By all accounts, they have. In their first year alone, Opre and Mellen have screens installed or on order at about 100 businesses in two dozen communities throughout Massachusetts and New Hampshire. The pair recently installed a screen in the Rhode Island Convention Center in Providence.

Big ambitions

At Mr. Steer, meantime, owner Chris George was the first to take a chance on Mellen and Opre last year, when he agreed to host one of their screens – a screen he says served the dual role this past Thanksgiving of entertaining customers who lined up out the door for turkeys and for getting word about his business out to other communities.

“I advertise on television and in the paper around here,” George says. “But sometimes, I’ll look at the addresses on the checks people are writing, and a lot of them are coming here from way up north or up from Massachusetts. And when I ask them how they heard of us, they’ll tell me they saw our ad on one of the screens in Manchester, at say, the Verizon. I can’t say this hasn’t helped.”

In their first year, Opre says Captivating Ads has taken in about $500,000, or about twice the pair’s initial investment. Jobs like video production, meantime, that once had to be subcontracted out are now handled by the company’s own staff of nine workers. Plans call for soon vacating Opre’s cramped basement and opening a local office.

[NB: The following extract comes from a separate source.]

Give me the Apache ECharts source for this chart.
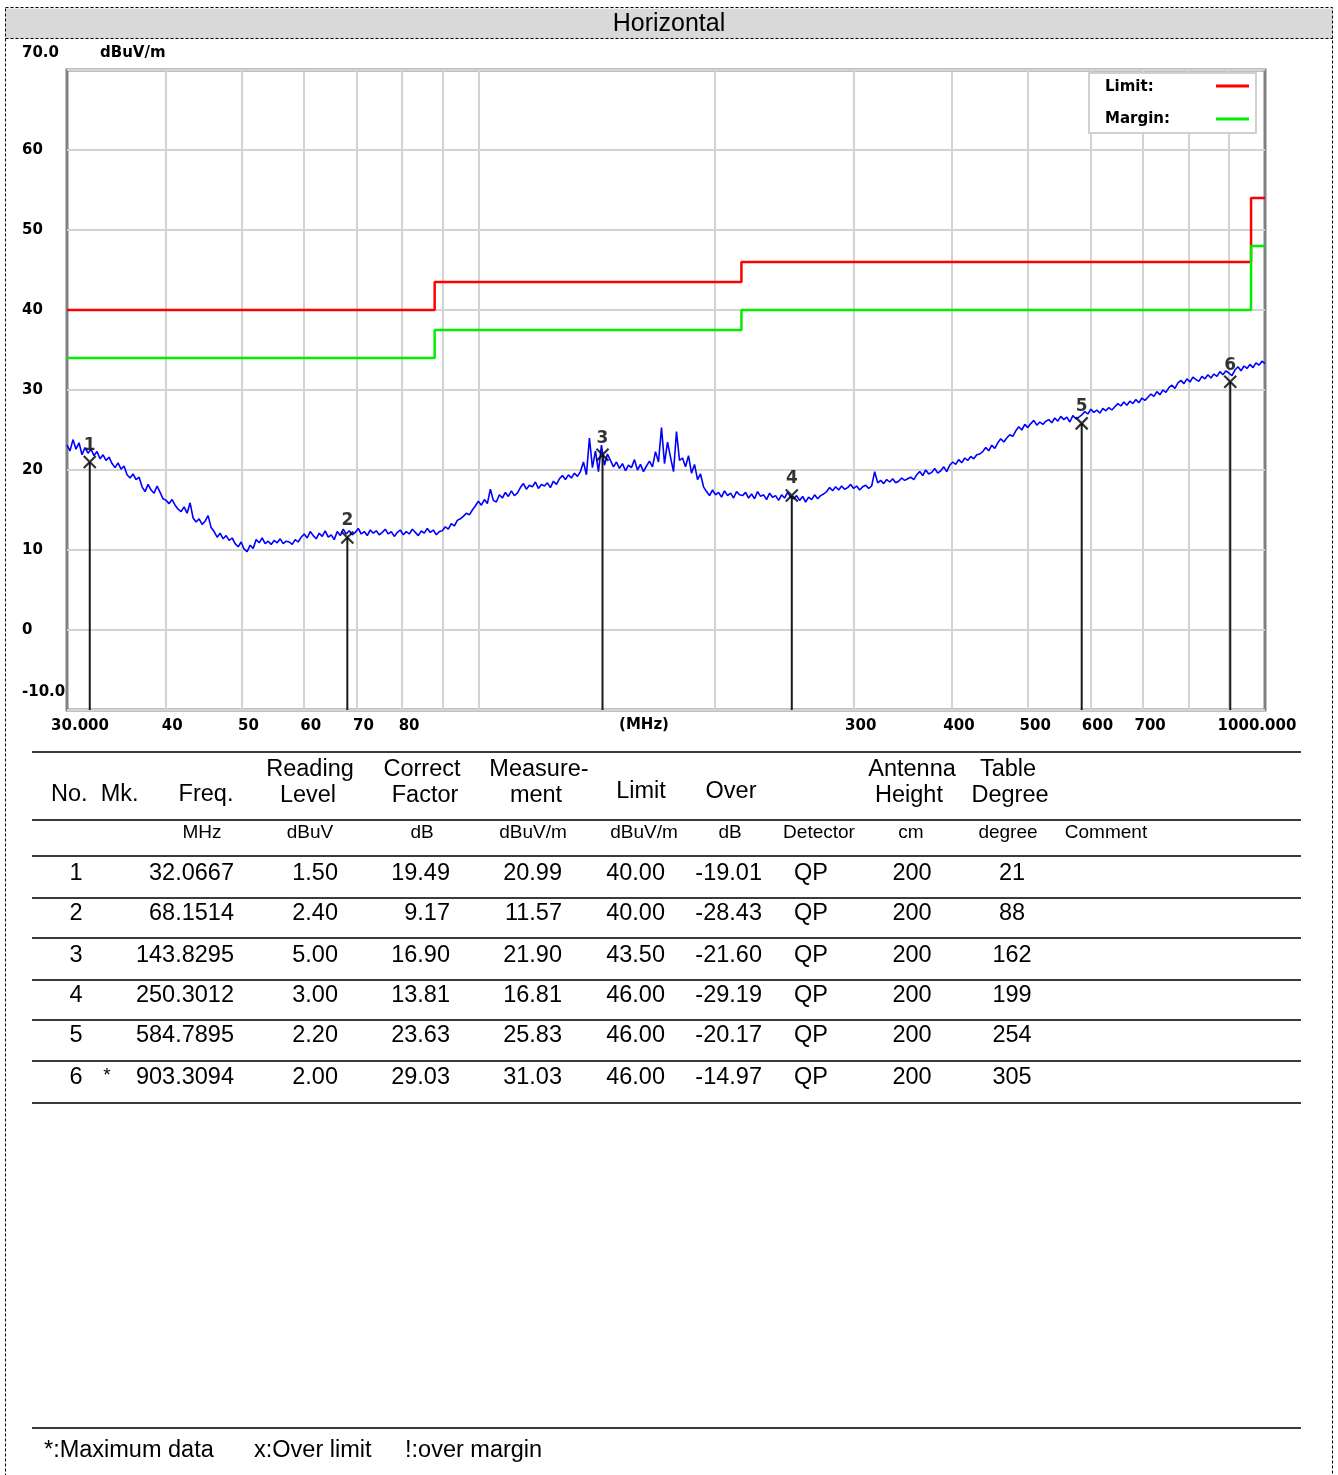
<!DOCTYPE html>
<html>
<head>
<meta charset="utf-8">
<script src="https://cdn.jsdelivr.net/npm/echarts@6/dist/echarts.min.js"></script>
<style>
  html, body { margin: 0; padding: 0; background: #fff; }
  #chart { width: 1338px; height: 1475px; }
</style>
</head>
<body>
<div id="chart"></div>
<script>
// ---- Receiver sweep (MHz), log-spaced points ----
const sweepStart = 30;
const sweepStop = 1000;

// Peak trace, dBuV/m, one level per sweep point
const traceLevels = [
  23.1, 22.4, 23.8, 22.6, 23.4, 21.9, 22.8, 22.1,
  22.6, 21.8, 22.3, 21.4, 21.9, 21.2, 21.6,
  20.8, 20.3, 20.9, 20.1, 20.5,
  19.4, 19.0, 19.5, 18.8, 19.1,
  17.9, 17.3, 18.2, 17.5, 17.1, 18.0, 17.2, 16.4,
  16.2, 15.8, 16.3, 15.6,
  15.1, 14.8, 15.4, 14.6, 15.9,
  14.0, 13.5, 13.9, 13.2, 13.6, 14.3,
  12.8, 12.3, 11.6, 12.1, 11.4, 11.8, 11.2, 11.5,
  10.8, 10.4, 11.0, 10.1, 9.8, 10.6, 10.2,
  11.3, 10.9, 11.5, 10.8, 11.1, 10.7, 11.2, 10.9, 11.4, 10.8, 11.1, 11.0, 10.7, 11.3, 11.0,
  11.6, 12.0, 11.5, 12.3, 11.8, 11.4, 12.1, 11.7, 12.4, 11.6, 11.9, 11.3,
  12.3, 11.8, 12.6, 12.0, 12.4, 11.9, 12.2, 12.7, 12.0, 12.3, 11.8, 12.5, 12.1, 12.4, 11.9, 12.2, 12.6,
  12.0, 12.3, 11.7, 12.2, 12.5, 11.9, 12.3, 12.0, 12.6, 12.2, 11.8, 12.4, 12.1, 12.7, 12.2, 12.5, 11.9, 12.3,
  12.4, 12.9, 12.6, 13.3, 13.0, 13.7, 13.9, 14.2, 14.6, 14.4, 15.0,
  15.5, 16.1, 15.6, 16.3, 15.8, 17.6, 16.2, 16.0,
  16.9, 16.5, 17.2, 16.7, 17.4, 16.8, 17.1,
  17.8, 18.3, 17.6, 18.1, 17.9, 18.5, 17.7, 18.2, 18.0, 18.4, 17.8, 18.6, 18.2,
  18.9, 19.3, 18.8, 19.4, 19.0, 19.6, 19.2, 19.8,
  21.0, 19.4, 24.0, 20.3, 22.4, 19.8, 23.1, 20.6, 22.0,
  21.2, 20.4, 21.0, 20.2, 20.8, 19.9, 20.6, 20.3, 21.3, 20.0, 20.7, 19.8, 20.5, 21.1, 20.4,
  22.3, 21.0, 25.3, 20.8, 23.5, 21.6, 19.8, 24.8, 21.2,
  21.5, 20.4, 21.8, 19.6, 20.7, 18.8, 19.5, 17.9,
  17.3, 16.8, 17.5, 16.9, 17.2, 16.6, 17.4, 16.8, 17.1, 16.5, 17.3, 16.9,
  16.8, 17.2, 16.5, 17.0, 16.4, 17.3, 16.7, 16.9, 16.3, 17.1, 16.6, 16.8, 16.2, 16.9, 16.5, 17.2, 16.6,
  16.4, 16.8, 16.2, 16.7, 16.0, 16.6, 16.3, 16.9, 16.4, 16.8, 17.0,
  17.3, 17.8, 17.4, 17.9, 17.5, 18.0, 17.6, 17.8, 18.2, 17.7, 18.0, 17.5, 17.9, 18.1, 17.7, 18.0,
  19.8, 18.4, 18.7, 18.3, 18.8, 18.5, 18.9, 18.4, 18.6, 19.0, 18.7, 18.9, 19.1, 18.8,
  19.4, 19.8, 19.3, 20.0, 19.5, 19.7, 20.2, 19.6, 19.9, 20.4, 19.8,
  20.6, 21.0, 20.7, 21.3, 20.9, 21.5, 21.2, 21.7, 21.4, 21.9, 22.0,
  22.3, 22.8, 22.4, 23.1, 22.7, 23.4, 23.9, 23.5, 24.0, 24.4, 24.2,
  24.9, 25.4, 25.0, 25.7, 25.3, 25.8, 26.2, 25.6, 26.0, 25.7, 26.1,
  26.3, 25.9, 26.5, 26.1, 26.7, 26.3, 26.6, 26.0, 26.8, 26.4, 26.6,
  26.9, 27.3, 27.0, 27.6, 27.2, 27.5, 27.1, 27.7, 27.4, 27.8, 27.5,
  27.9, 28.3, 28.0, 28.5, 28.1, 28.6, 28.3, 28.8, 28.4, 29.0, 28.7,
  29.1, 29.5, 29.2, 29.8, 29.4, 30.0, 29.7, 30.3, 30.6, 30.2, 30.9,
  31.2, 30.8, 31.4, 31.0, 31.6, 31.3, 31.1, 31.7, 31.4, 31.9, 31.5,
  32.0, 31.7, 32.3, 31.9, 32.4, 32.1, 31.8,
  32.5, 32.9, 32.4, 33.0, 32.7, 33.2, 32.8, 33.4, 33.1, 33.6, 33.3
];

// ---- Limit and margin (QP, 3 m) ----
const limitFreqs   = [30, 88, 88, 216, 216, 960, 960, 1000];
const limitLevels  = [40, 40, 43.5, 43.5, 46, 46, 54, 54];
const marginLevels = [34, 34, 37.5, 37.5, 40, 40, 48, 48];

// ---- Axis ticks ----
const xLabelFreqs = [30, 40, 50, 60, 70, 80, 300, 400, 500, 600, 700, 1000];
const xGridFreqs  = [40, 50, 60, 70, 80, 90, 100, 200, 300, 400, 500, 600, 700, 800, 900];
const yMin = -10, yMax = 70, yStep = 10;

// ---- Final readings ----
const rowNo       = [1, 2, 3, 4, 5, 6];
const rowMk       = ['', '', '', '', '', '*'];
const rowFreq     = [32.0667, 68.1514, 143.8295, 250.3012, 584.7895, 903.3094];
const rowReading  = [1.50, 2.40, 5.00, 3.00, 2.20, 2.00];
const rowCorrect  = [19.49, 9.17, 16.90, 13.81, 23.63, 29.03];
const rowMeasure  = [20.99, 11.57, 21.90, 16.81, 25.83, 31.03];
const rowLimit    = [40.00, 40.00, 43.50, 46.00, 46.00, 46.00];
const rowOver     = [-19.01, -28.43, -21.60, -29.19, -20.17, -14.97];
const rowDetector = ['QP', 'QP', 'QP', 'QP', 'QP', 'QP'];
const rowHeight   = [200, 200, 200, 200, 200, 200];
const rowDegree   = [21, 88, 162, 199, 254, 305];

// ---------------------------------------------------------------
const lg = Math.log10;
const n = traceLevels.length;
const ratio = sweepStop / sweepStart;
const traceData = traceLevels.map((v, i) => [lg(sweepStart * Math.pow(ratio, i / (n - 1))), v]);
const limitData = limitFreqs.map((f, i) => [lg(f), limitLevels[i]]);
const marginData = limitFreqs.map((f, i) => [lg(f), marginLevels[i]]);

const BOLD = "'DejaVu Sans', sans-serif";
const SANS = "'Liberation Sans', Arial, sans-serif";

const chart = echarts.init(document.getElementById('chart'), null, { renderer: 'canvas' });

// vertical marker stems, one series per marker
const stemSeries = rowFreq.map((f, i) => ({
  type: 'line',
  data: [[lg(f), yMin], [lg(f), rowMeasure[i]]],
  showSymbol: false,
  silent: true,
  lineStyle: { color: '#1a1a1a', width: 2 },
  z: 4
}));

// ---- table graphics ----
const G = [];
function txt(x, y, s, opt) {
  opt = opt || {};
  G.push({
    type: 'text', x: x, y: y, silent: true, z: 10,
    style: {
      text: s,
      fontFamily: opt.family || SANS,
      fontSize: opt.size || 23.5,
      fontWeight: opt.weight || 'normal',
      fill: opt.color || '#000',
      align: opt.align || 'center',
      verticalAlign: 'middle'
    }
  });
}
function hline(y, x1, x2, w, c) {
  G.push({ type: 'line', silent: true, z: 10,
    shape: { x1: x1, y1: y, x2: x2, y2: y },
    style: { stroke: c || '#3a3a3a', lineWidth: w || 2 } });
}
const boldOpt = (align) => ({ family: BOLD, weight: 'bold', size: 15, align: align || 'left' });

// page frame + title bar
G.push({ type: 'rect', silent: true, z: 1, shape: { x: 5.5, y: 8.5, width: 1327, height: 30 },
  style: { fill: '#d9d9d9', stroke: null } });
G.push({ type: 'rect', silent: true, z: 2, shape: { x: 5.5, y: 7.5, width: 1327, height: 1500 },
  style: { fill: null, stroke: '#000', lineWidth: 1, lineDash: [3, 2] } });
G.push({ type: 'line', silent: true, z: 2, shape: { x1: 5.5, y1: 38.5, x2: 1332.5, y2: 38.5 },
  style: { stroke: '#000', lineWidth: 1, lineDash: [3, 2] } });
txt(669, 24, 'Horizontal', { size: 25 });

// axis captions
txt(22, 53, '70.0', boldOpt());
txt(100, 53, 'dBuV/m', boldOpt());
txt(22, 692, '-10.0', boldOpt());
txt(644, 725, '(MHz)', boldOpt('center'));

// legend box
G.push({ type: 'rect', silent: true, z: 9, shape: { x: 1089, y: 73, width: 167, height: 60 },
  style: { fill: '#fff', stroke: '#d0d0d0', lineWidth: 2 } });
txt(1105, 87, 'Limit:', boldOpt());
txt(1105, 119, 'Margin:', boldOpt());
G.push({ type: 'line', silent: true, z: 10, shape: { x1: 1216, y1: 86, x2: 1249, y2: 86 },
  style: { stroke: '#ff0000', lineWidth: 3 } });
G.push({ type: 'line', silent: true, z: 10, shape: { x1: 1216, y1: 119, x2: 1249, y2: 119 },
  style: { stroke: '#00ee00', lineWidth: 3 } });

// table rules
const TX1 = 32, TX2 = 1301;
[752, 820, 856].forEach(y => hline(y, TX1, TX2));
const rowY = [874, 914, 956, 996, 1036, 1078];
const rowRule = [898, 938, 980, 1020, 1061, 1103];
rowRule.forEach(y => hline(y, TX1, TX2));
hline(1428, TX1, TX2);

// header
txt(51, 795, 'No.  Mk.', { align: 'left' });
txt(206, 795, 'Freq.');
txt(310, 770, 'Reading'); txt(308, 796, 'Level');
txt(422, 770, 'Correct'); txt(425, 796, 'Factor');
txt(539, 770, 'Measure-'); txt(536, 796, 'ment');
txt(641, 792, 'Limit');
txt(731, 792, 'Over');
txt(912, 770, 'Antenna'); txt(909, 796, 'Height');
txt(1008, 770, 'Table'); txt(1010, 796, 'Degree');

// units
const unitText = ['MHz', 'dBuV', 'dB', 'dBuV/m', 'dBuV/m', 'dB', 'Detector', 'cm', 'degree', 'Comment'];
const unitX = [202, 310, 422, 533, 644, 730, 819, 911, 1008, 1106];
unitText.forEach((u, i) => txt(unitX[i], 833, u, { size: 19 }));

// rows
rowNo.forEach((no, i) => {
  const y = rowY[i];
  txt(76, y, String(no));
  if (rowMk[i]) txt(107, y - 2, rowMk[i], { size: 19 });
  txt(234, y, rowFreq[i].toFixed(4), { align: 'right' });
  txt(338, y, rowReading[i].toFixed(2), { align: 'right' });
  txt(450, y, rowCorrect[i].toFixed(2), { align: 'right' });
  txt(562, y, rowMeasure[i].toFixed(2), { align: 'right' });
  txt(665, y, rowLimit[i].toFixed(2), { align: 'right' });
  txt(762, y, rowOver[i].toFixed(2), { align: 'right' });
  txt(811, y, rowDetector[i]);
  txt(912, y, String(rowHeight[i]));
  txt(1012, y, String(rowDegree[i]));
});

// footer notes
txt(44, 1451, '*:Maximum data', { align: 'left' });
txt(254, 1451, 'x:Over limit', { align: 'left' });
txt(405, 1451, '!:over margin', { align: 'left' });

const labelFont = { fontFamily: BOLD, fontWeight: 'bold', fontSize: 15, color: '#000' };

chart.setOption({
  animation: false,
  backgroundColor: '#fff',
  grid: {
    left: 67, top: 70, width: 1198, height: 640,
    show: true, borderColor: '#808080', borderWidth: 3, backgroundColor: 'transparent'
  },
  xAxis: {
    type: 'value',
    min: lg(sweepStart), max: lg(sweepStop),
    axisLine: { show: false },
    axisTick: { show: false, customValues: xGridFreqs.map(lg) },
    splitLine: { show: true, lineStyle: { color: '#d3d3d3', width: 2 } },
    axisLabel: {
      customValues: xLabelFreqs.map(lg),
      margin: 9,
      formatter: v => {
        const f = Math.round(Math.pow(10, v));
        if (f === sweepStart) return '{s|' + f.toFixed(3) + '}';
        if (f === sweepStop) return '{e|' + f.toFixed(3) + '}';
        return '{a|' + f + '}';
      },
      rich: {
        a: Object.assign({ padding: [0, 0, 0, 14] }, labelFont),
        s: Object.assign({ padding: [0, 0, 0, 26] }, labelFont),
        e: Object.assign({ padding: [0, 16, 0, 0] }, labelFont)
      }
    }
  },
  yAxis: {
    type: 'value',
    min: yMin, max: yMax, interval: yStep,
    axisLine: { show: false },
    axisTick: { show: false },
    splitLine: { show: true, lineStyle: { color: '#d3d3d3', width: 2 } },
    axisLabel: Object.assign({
      align: 'left', margin: 45, padding: [0, 0, 4, 0],
      formatter: v => (v === yMin || v === yMax) ? '' : String(v)
    }, labelFont)
  },
  series: [
    {
      name: 'Limit', type: 'line', data: limitData, showSymbol: false, silent: true,
      lineStyle: { color: '#ff0000', width: 2.5 }, z: 3
    },
    {
      name: 'Margin', type: 'line', data: marginData, showSymbol: false, silent: true,
      lineStyle: { color: '#00ee00', width: 2.5 }, z: 3
    },
    {
      name: 'Trace', type: 'line', data: traceData, showSymbol: false, silent: true,
      lineStyle: { color: '#0000ff', width: 1.6 }, z: 2
    }
  ].concat(stemSeries, [{
    name: 'Markers', type: 'scatter', silent: true, z: 6,
    data: rowFreq.map((f, i) => [lg(f), rowMeasure[i]]),
    symbol: 'path://M0,0L10,10M10,0L0,10',
    symbolSize: 12,
    itemStyle: { color: 'rgba(0,0,0,0)', borderColor: '#000', borderWidth: 2.2 },
    label: {
      show: true, position: 'top', distance: 1,
      formatter: p => String(rowNo[p.dataIndex]),
      fontFamily: BOLD, fontWeight: 'bold', fontSize: 17, color: '#000'
    }
  }]),
  graphic: { elements: G }
});
</script>
</body>
</html>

By the end of next year, the pair will shoot to have screens installed in up to 400 locations, with plans to branch out to college campuses. A new feature, meantime, will allow host businesses to run a crawl at the bottom of a screen, displaying their own personal messages, from daily specials to holiday greetings.

The challenge from this point is establishing legitimacy in a multibillion-dollar advertising industry, which is already jam-packed with print, Internet, television and radio hawkers. Opre and Mellen say their intention isn’t to go head-to-head with those other media, but instead to complement them.

“Our aim is to change the landscape of advertising for companies so that this becomes a normal buy, not an unusual buy,” Opre says. “We’re not here to compete with newspapers, TV and radio. We just want to co-exist and help create a good media mix for our clients.”

He adds that he can “see this idea going national. LCDs and plasma screens are alluring in and of themselves. And when you put attractive-looking presentations on them, you literally have to close your eyes not to look.”